The furniture retailer Ikea has apparently also discovered a new venue for itself. The Swedish furniture company is planning to open a store in a central, urban location in the heart of Vienna—namely at Vienna West station. The store will be aimed at visitors who arrive on foot, by public transport, or by bicycle. Ikea will be moving into the “blue house” next to the train station. The plan is to develop an architectural concept adapted to the urban space, including landscaped green spaces on various levels.

Car-free city centers

While Ikea is obviously betting on a car-free furniture store in Vienna, the idea is being taken a step further in the far north.
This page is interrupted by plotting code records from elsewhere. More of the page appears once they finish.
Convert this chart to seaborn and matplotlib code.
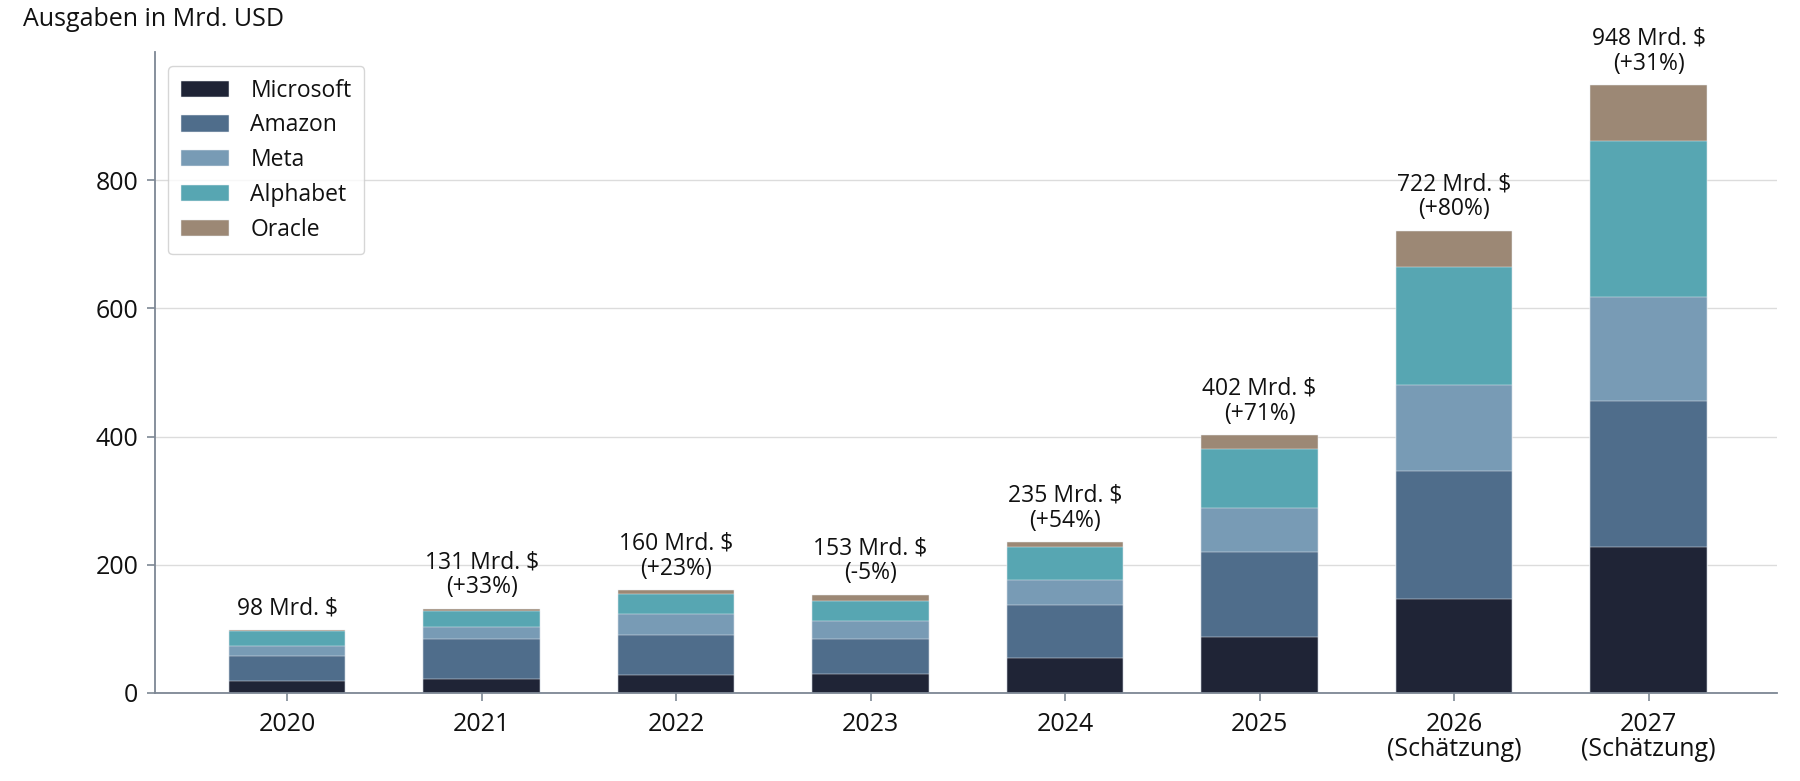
import matplotlib
matplotlib.use("Agg")
import matplotlib.pyplot as plt
import seaborn as sns
import pandas as pd
import numpy as np
from matplotlib.patches import Patch

# ---- data ----
years = ["2020", "2021", "2022", "2023", "2024", "2025",
         "2026\n(Schätzung)", "2027\n(Schätzung)"]
companies = ["Microsoft", "Amazon", "Meta", "Alphabet", "Oracle"]
microsoft = [18, 22, 28, 30, 54, 88, 147, 227]
amazon    = [39, 62, 63, 54, 84, 132, 199, 229]
meta      = [16, 19, 32, 28, 38, 68, 135, 162]
alphabet  = [24, 25, 32, 32, 52, 92, 184, 243]
oracle    = [1, 3, 5, 9, 7, 22, 56, 87]
total_labels = [98, 131, 160, 153, 235, 402, 722, 948]
growth_labels = [None, "+33%", "+23%", "-5%", "+54%", "+71%", "+80%", "+31%"]
colors = ["#1f2436", "#4f6d8b", "#789bb5", "#57a6b2", "#9c8875"]

series = [microsoft, amazon, meta, alphabet, oracle]

sns.set_theme(style="white")
plt.rcParams["font.family"] = ["Open Sans", "DejaVu Sans"]

fig = plt.figure(figsize=(18, 7.81), dpi=100)
ax = fig.add_axes([155 / 1800, 1 - 693 / 781, (1777 - 155) / 1800, (693 - 52) / 781])

# cumulative stacks, drawn from the top layer down
df = pd.DataFrame({"year": years})
cum = np.zeros(len(years))
cums = []
for s in series:
    cum = cum + np.array(s)
    cums.append(cum.copy())

for name, c, col in reversed(list(zip(companies, cums, colors))):
    df["val"] = c
    sns.barplot(data=df, x="year", y="val", order=years, color=col,
                width=0.6, ax=ax, edgecolor="#e8ecf0", linewidth=0.35,
                saturation=1, errorbar=None)

# annotations
for i, (t, g) in enumerate(zip(total_labels, growth_labels)):
    txt = f"{t} Mrd. $" if g is None else f"{t} Mrd. $\n({g})"
    ax.annotate(txt, xy=(i, cums[-1][i]), xytext=(0, 7), textcoords="offset points",
                ha="center", va="bottom", fontsize=16.5, color="#111111",
                linespacing=1.05)

ax.set_xlim(-0.679, 7.66)
ax.set_ylim(0, 1000)
ax.set_yticks([0, 200, 400, 600, 800])
ax.set_xlabel("")
ax.set_ylabel("")
ax.yaxis.grid(True, color="#dcdcdc", linewidth=1)
ax.set_axisbelow(True)

for sp in ["top", "right"]:
    ax.spines[sp].set_visible(False)
ax.spines["left"].set_color("#7d8794")
ax.spines["bottom"].set_color("#7d8794")
ax.spines["left"].set_linewidth(1.3)
ax.spines["bottom"].set_linewidth(1.3)
ax.tick_params(axis="both", which="both", length=6, width=1.2, color="#7d8794",
               labelsize=18, labelcolor="#111111", direction="out")
ax.tick_params(axis="x", pad=8)
ax.tick_params(axis="y", left=True, pad=6)
ax.tick_params(axis="x", bottom=True)
for lab in ax.get_xticklabels():
    lab.set_linespacing(1.0)

handles = [Patch(facecolor=c, edgecolor="#e8ecf0", linewidth=0.35, label=n)
           for n, c in zip(companies, colors)]
leg = ax.legend(handles=handles, loc="upper left", bbox_to_anchor=(0.008, 0.978),
                fontsize=16.5, frameon=True, handlelength=2.1, handleheight=0.72,
                handletextpad=0.95, labelspacing=0.47, borderpad=0.55,
                borderaxespad=0.0, fancybox=True)
leg.get_frame().set_edgecolor("#cccccc")
leg.get_frame().set_linewidth(1.0)
for t in leg.get_texts():
    t.set_color("#111111")

fig.text(23 / 1800, 1 - 19 / 781, "Ausgaben in Mrd. USD", ha="left", va="center",
         fontsize=18, color="#111111")

fig.savefig("out.png", dpi=100)
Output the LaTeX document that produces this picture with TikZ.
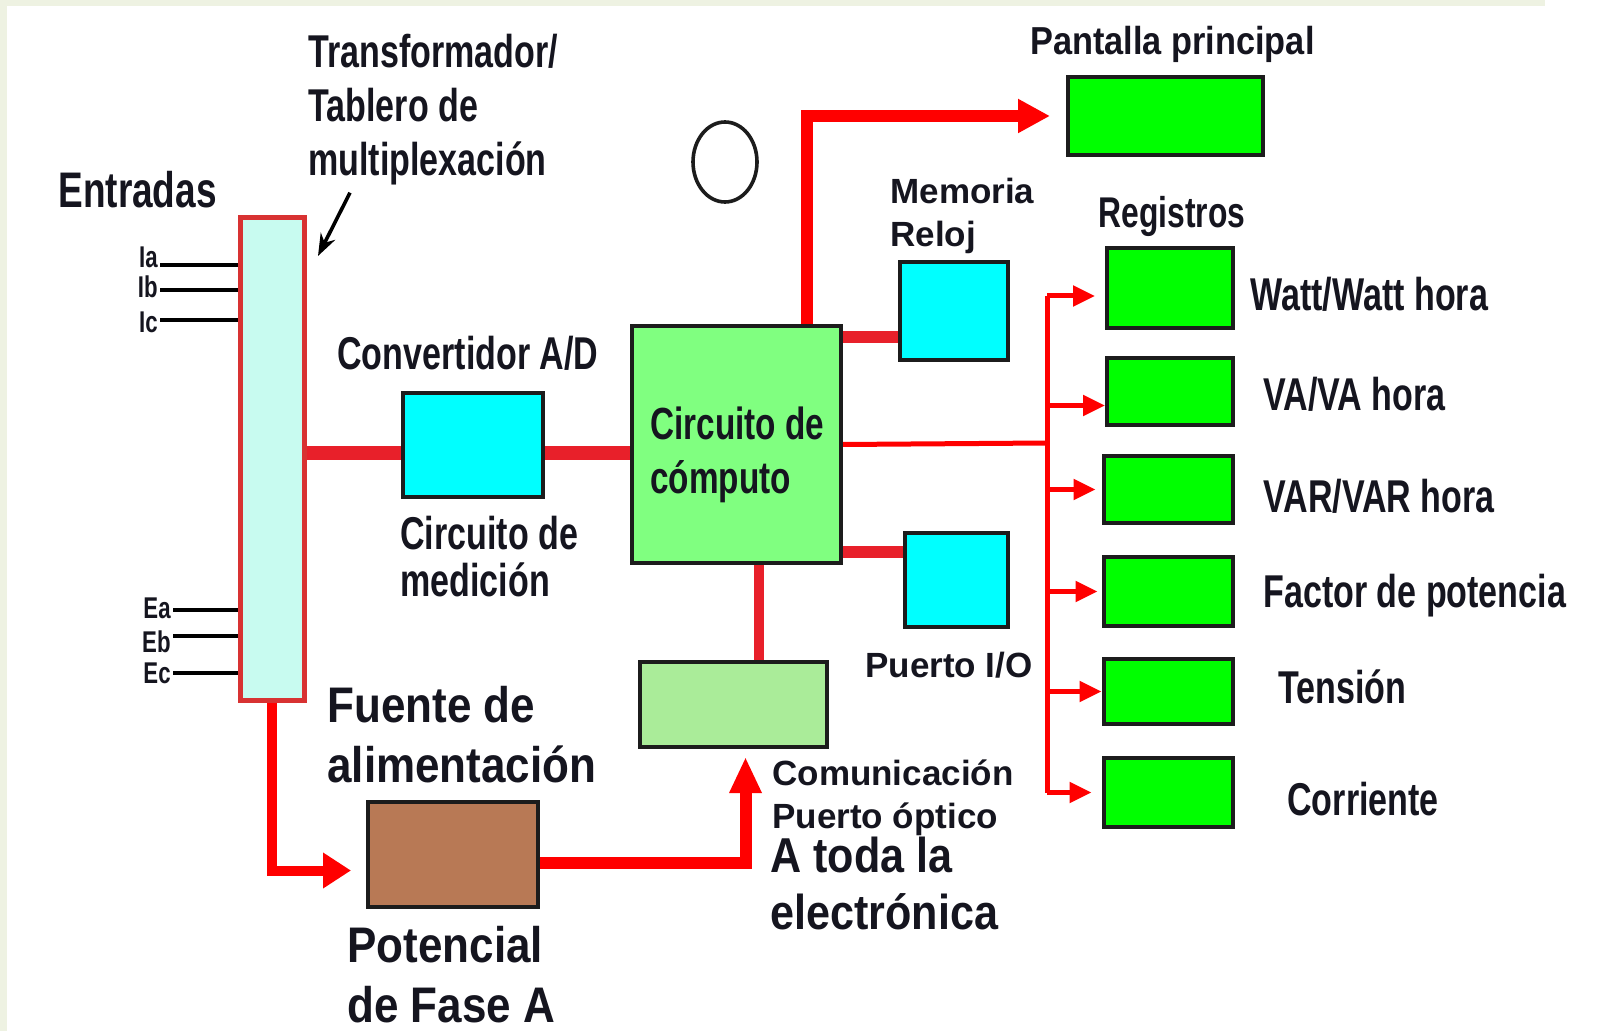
\documentclass[tikz,border=0pt]{standalone}
\usepackage{fontspec}
\setmainfont{Liberation Sans}
\newfontfamily\condfont[FakeStretch=0.74]{Liberation Sans}
\newfontfamily\semifont[FakeStretch=0.88]{Liberation Sans}
\usetikzlibrary{arrows.meta,positioning}

\definecolor{wirered}{HTML}{FF0000}
\definecolor{busred}{HTML}{E8202A}
\definecolor{muxred}{HTML}{D83232}
\definecolor{muxfill}{HTML}{C8FBF0}
\definecolor{adcyan}{HTML}{00FFFF}
\definecolor{compgreen}{HTML}{80FF80}
\definecolor{reggreen}{HTML}{00FF00}
\definecolor{commgreen}{HTML}{AAEC99}
\definecolor{srcbrown}{HTML}{B87955}
\definecolor{edgegray}{HTML}{1C1C1C}
\definecolor{txtcol}{HTML}{15151F}
\definecolor{framecol}{HTML}{EEF2E2}

\newcommand{\condtxt}[2]{\condfont\bfseries\fontsize{#1}{#2}\selectfont}
\newcommand{\semitxt}[2]{\semifont\bfseries\fontsize{#1}{#2}\selectfont}
\newcommand{\boldtxt}[2]{\bfseries\fontsize{#1}{#2}\selectfont}

\begin{document}
\begin{tikzpicture}[x=0.5pt,y=-0.5pt,
  blk/.style={draw=edgegray,line width=2pt,inner sep=0pt},
  lbl/.style={inner sep=0pt,text=txtcol,align=left,anchor=north west},
  fatwire/.style={draw=busred,line width=6pt},
  redwire/.style={draw=wirered,line width=5pt},
  thinwire/.style={draw=wirered,line width=2.5pt},
  bigtip/.style={-{Triangle[length=16pt,width=16pt]}},
  regtip/.style={-{Triangle[length=11pt,width=10pt]}},
  inwire/.style={draw=black,line width=2.2pt},
  inlbl/.style={inner sep=0pt,text=txtcol,font=\condtxt{15}{15}}]

\useasboundingbox (0,0) rectangle (1610,1031);
\fill[white] (0,0) rectangle (1610,1031);
\fill[framecol] (0,0) rectangle (7,1031);
\fill[framecol] (0,0) rectangle (1545,6);

\node[blk,draw=muxred,line width=2.5pt,fill=muxfill,minimum width=32pt,minimum height=241pt] (mux) at (272,459) {};
\node[blk,fill=adcyan,minimum width=70pt,minimum height=52pt] (ad) at (473,445) {};
\node[blk,fill=compgreen,minimum width=104.5pt,minimum height=118.5pt] (comp) at (736.5,444.5) {};
\node[blk,fill=adcyan,minimum width=54pt,minimum height=49pt] (mem) at (954,311) {};
\node[blk,fill=adcyan,minimum width=51.5pt,minimum height=47pt] (io) at (956.5,580) {};
\node[blk,fill=commgreen,minimum width=93.5pt,minimum height=42.5pt] (comm) at (733.5,704.5) {};
\node[blk,fill=srcbrown,minimum width=85pt,minimum height=52.5pt] (fuente) at (453,854.5) {};
\node[blk,fill=reggreen,minimum width=97.5pt,minimum height=39pt] (pant) at (1165.5,116) {};

\node[blk,fill=reggreen,minimum width=63pt,minimum height=40pt] (reg1) at (1170,288) {};
\node[blk,fill=reggreen,minimum width=63pt,minimum height=33.5pt] (reg2) at (1170,391.5) {};
\node[blk,fill=reggreen,minimum width=64.5pt,minimum height=33.5pt] (reg3) at (1168,489.5) {};
\node[blk,fill=reggreen,minimum width=64.5pt,minimum height=34.5pt] (reg4) at (1168,591.5) {};
\node[blk,fill=reggreen,minimum width=64.5pt,minimum height=32.5pt] (reg5) at (1168,691.5) {};
\node[blk,fill=reggreen,minimum width=64.5pt,minimum height=34.5pt] (reg6) at (1168,792.5) {};

\draw[draw=edgegray,line width=1.8pt] (725,162) ellipse [x radius=16pt,y radius=20pt];

\node[lbl,font=\condtxt{23}{27}] (trafo) at (308,34) {Transformador/\\Tablero de\\multiplexación};
\node[lbl,font=\condtxt{25}{25}] (entradas) at (58,171) {Entradas};
\node[lbl,font=\condtxt{23}{23}] (conv) at (337,336) {Convertidor A/D};
\node[lbl,font=\condtxt{23}{23.5}] (med) at (400,516) {Circuito de\\medición};
\node[lbl,font=\condtxt{22.5}{27}] (comptxt) at (650,406) {Circuito de\\cómputo};
\node[lbl,font=\semitxt{19.5}{19.5}] (pantlbl) at (1030,26) {Pantalla principal};
\node[lbl,font=\boldtxt{17.5}{21.5}] (memlbl) at (890,178) {Memoria\\Reloj};
\node[lbl,font=\condtxt{21.5}{21.5}] (reglbl) at (1098,196) {Registros};
\node[lbl,font=\boldtxt{17.5}{17.5}] (iolbl) at (865,652) {Puerto I/O};
\node[lbl,font=\boldtxt{17.5}{21.5}] (commlbl) at (772,759) {Comunicación\\Puerto óptico};
\node[lbl,font=\semitxt{24.5}{28.5}] (todalbl) at (770,837) {A toda la\\electrónica};
\node[lbl,font=\semitxt{25}{30}] (fuentelbl) at (327,686) {Fuente de\\alimentación};
\node[lbl,font=\semitxt{25}{30}] (potlbl) at (347,926) {Potencial\\de Fase A};

\node[lbl,font=\condtxt{23}{23}] (watt) at (1250,277) {Watt/Watt hora};
\node[lbl,font=\condtxt{23}{23}] (va) at (1263,377) {VA/VA hora};
\node[lbl,font=\condtxt{23}{23}] (var) at (1263,479) {VAR/VAR hora};
\node[lbl,font=\condtxt{23}{23}] (fp) at (1263,574) {Factor de potencia};
\node[lbl,font=\condtxt{23}{23}] (tension) at (1278,669) {Tensión};
\node[lbl,font=\condtxt{23}{23}] (corriente) at (1287,782) {Corriente};

\coordinate (ia) at (160,265);
\coordinate (ib) at (160,290);
\coordinate (ic) at (160,320);
\coordinate (ea) at (173,610);
\coordinate (eb) at (173,636);
\coordinate (ec) at (173,673);
\node[inlbl,left=1pt of ia,yshift=4pt] (lia) {Ia};
\node[inlbl,left=1pt of ib,yshift=1.5pt] (lib) {Ib};
\node[inlbl,left=1pt of ic,yshift=-1pt] (lic) {Ic};
\node[inlbl,left=1pt of ea,yshift=1pt] (lea) {Ea};
\node[inlbl,left=1pt of eb,yshift=-3pt] (leb) {Eb};
\node[inlbl,left=1pt of ec] (lec) {Ec};
\draw[inwire] (ia) -- (ia -| mux.west);
\draw[inwire] (ib) -- (ib -| mux.west);
\draw[inwire] (ic) -- (ic -| mux.west);
\draw[inwire] (ea) -- (ea -| mux.west);
\draw[inwire] (eb) -- (eb -| mux.west);
\draw[inwire] (ec) -- (ec -| mux.west);

\coordinate (ptrtip) at (318,256);
\draw[line width=1.8pt,-{Stealth[length=11pt,width=8pt]}] ([shift={(21pt,-3.5pt)}]trafo.south west) -- (ptrtip);

\coordinate (adin) at ([yshift=-4pt]ad.west);
\coordinate (adout) at ([yshift=-4pt]ad.east);
\coordinate (memin) at ([yshift=-13pt]mem.west);
\coordinate (ioin) at ([yshift=14pt]io.west);
\coordinate (commin) at ([xshift=12.5pt]comm.north);
\coordinate (pantup) at ([xshift=35pt]comp.north);
\draw[fatwire,line width=7pt] (adin -| mux.east) -- (adin);
\draw[fatwire,line width=7pt] (adout) -- (adout -| comp.west);
\draw[fatwire] (memin -| comp.east) -- (memin);
\draw[fatwire] (ioin -| comp.east) -- (ioin);
\draw[fatwire,line width=5pt] (commin |- comp.south) -- (commin);
\draw[redwire,line width=6pt,bigtip,shorten >=8pt] (pantup) |- (pant.west);

\draw[redwire,-{Triangle[length=14pt,width=17pt]},shorten >=7.5pt] (mux.south) |- ([yshift=-8pt]fuente.west);
\draw[redwire,line width=6pt,-{Triangle[length=18pt,width=15pt]},shorten >=4pt] ([yshift=-4pt]fuente.east) -| ([xshift=6pt]comm.south);

\coordinate (bus) at (1047,443);
\coordinate (tap1) at ([yshift=-4pt]reg1.west);
\coordinate (tap2) at ([yshift=-7pt]reg2.west);
\draw[thinwire] (comp.east) -- (bus);
\draw[thinwire] (tap1 -| bus) -- (reg6.west -| bus);
\draw[thinwire,regtip,shorten >=5pt] (tap1 -| bus) -- (tap1);
\draw[thinwire,regtip] (tap2 -| bus) -- (tap2);
\draw[thinwire,regtip,shorten >=3pt] (reg3.west -| bus) -- (reg3.west);
\draw[thinwire,regtip,shorten >=2pt] (reg4.west -| bus) -- (reg4.west);
\draw[thinwire,regtip] (reg5.west -| bus) -- (reg5.west);
\draw[thinwire,regtip,shorten >=5pt] (reg6.west -| bus) -- (reg6.west);
\end{tikzpicture}
\end{document}
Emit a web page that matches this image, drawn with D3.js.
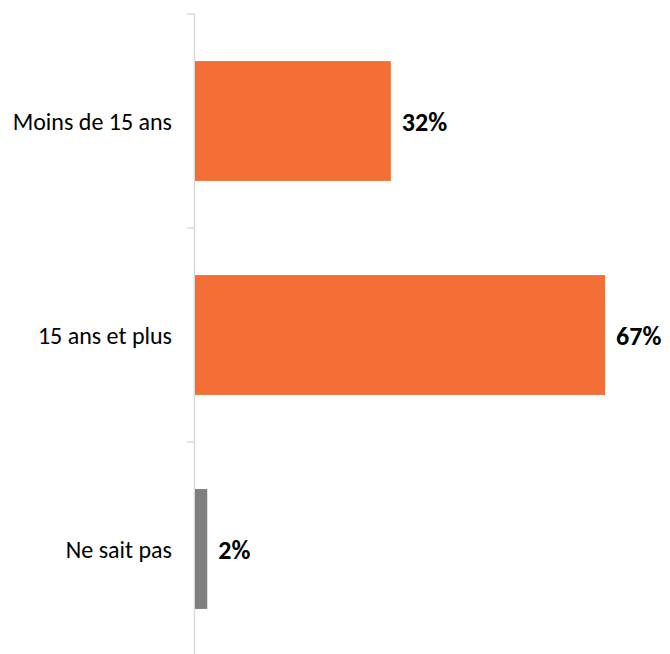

By 2019, the new city government in Oslo, Norway, wants to ban all cars from the city center. That could make Oslo (pop. 600,000) the first car-free European capital.

Image: Christian Rummel / pixelio.de
Image: Christian Rummel / pixelio.de

Although only about 1,000 people live in the affected downtown areas, around 90,000 work and shop in the area every day, so the affected traffic volume is substantial. It’s thus no wonder that regional business representatives and retailers, in particular, are stomping hard on the brakes on this project.

The creation of new regional town centers and district developments across Europe is also creating a mess for the inner-city retail trade. Infrastructure is a key issue, particularly for medium-sized centers. Although international creative centers have the potential to revive neglected districts with new formats, experts fear a gradual thinning of retail space in traditional city centers. Whether the threat of space migrating out of city centers can be met just by increasing the space devoted to gastronomy and service concepts is doubtful, however.

How do things look for new and innovative store formats in prime locations? “I wish it were different. But when I look at H&M, for example, which is abandoning the budget format with Cos and & Other Stories, I’m rather skeptical. The big retailers are increasingly diversifying and trying to tap into different price categories. The scope for individualists remains very small,” says Hannes Lindner of the retail advisory firm Standort + Markt, pessimistically.

Pessimism is also spreading among some town representatives and in retail due to the growing power of online multinationals. Even though the official opening of Amazon’s high-tech supermarket “Amazon Go” in Seattle has been postponed until further notice due to technical inadequacies, it seems certain that the supermarket without staff will come eventually. As Lindner commented, “What happens when Amazon becomes stationary? That’d really be like Godzilla.”